The album takes an ascending turn in the song, Got A Lot O’ Livin’ To Do. Elvis shows his fun side on the track, notably in his bouncy voice. Lonesome Cowboy is a slow, yet vocally fluctuating song about being lonesome. The track, Hot Dog, sounds like an oncoming train that crashes into the bumpy pitches of Presley’s voice.

Elvis brings the fiesta in (Let’s Have a) Party. This bubbly and fun track will make you spontaneously get down and boogie. The next track is a familiarly vibrant cover of Fats Domino’s Blueberry Hill. A cover that sounds almost exactly like the original, an interesting Elvis twist along with a piano makes for a great cover. Cole Porter’s True Love, written for the 1956 musical film High Society, also suffered the respectable fate of Elvis’ covers. The beauty of Elvis and his Jordanaires is embodied in the harmony-filled to reminisce of the one true love of Elvis, yours, or anybody’s.

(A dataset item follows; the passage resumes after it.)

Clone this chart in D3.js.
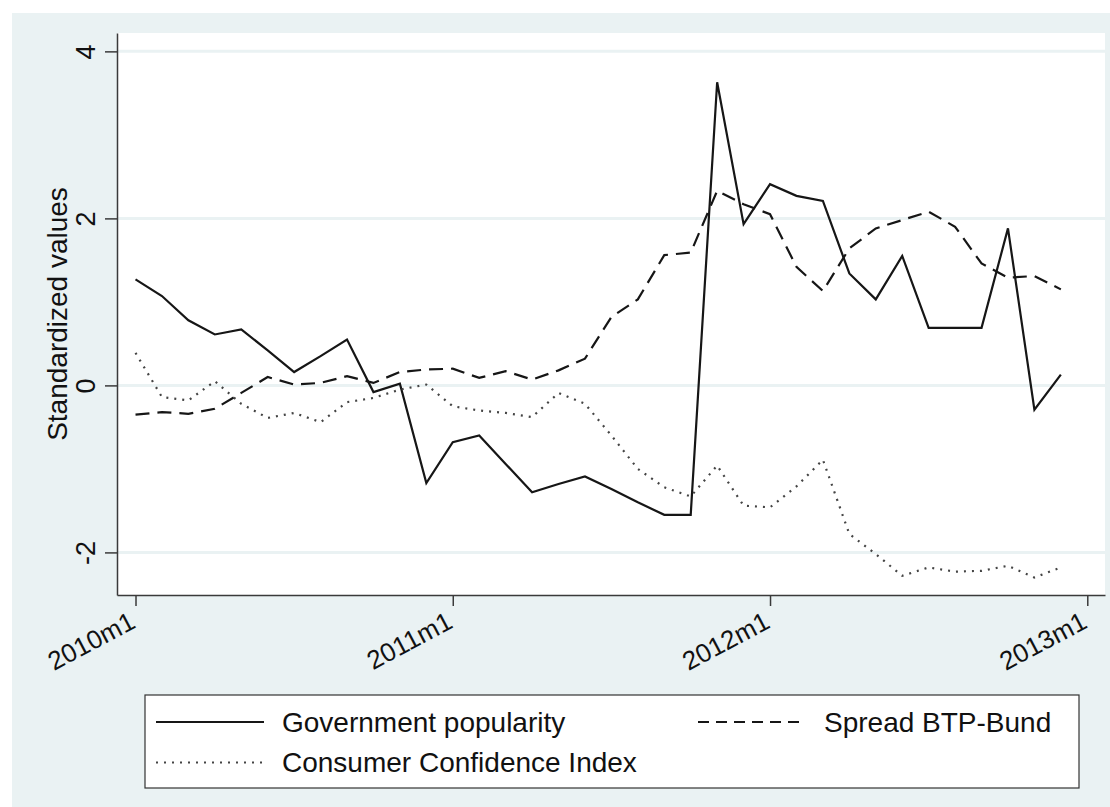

Don’t Leave Me Now was included on the album, and a new recording would appear on the soundtrack for his next film, Jailhouse Rock. Presley yearns for his significant other to stay with him in his signature trembling, bluesy singing while the pianist, Dudley Brooks taps his instrument with soul. Starting with Brooks, the piano intro to Have I Told You Lately works with handclaps and bouncy Presley vocals that perfectly meshes together. The album concludes with the King telling you that he needs you to be happy in I Need You So. A song that compliments the meshing vocals of the Jordanaires and Mr. Presley, the album ends lively with the tune to unfortunately make listeners wait for the next album.

Elvis once again dazzles audiences with songs from his soundtrack Loving You. He reaches a point where you don’t know if the King can get any better. As if the Heavens came to Earth in the gases of Presley’s voice, this album, with all of his covers and love songs, makes for a great album to listen to. Elvis does not disappoint in this third release and makes anybody swoon over his astounding voice, his impressive looks and unruffled moves.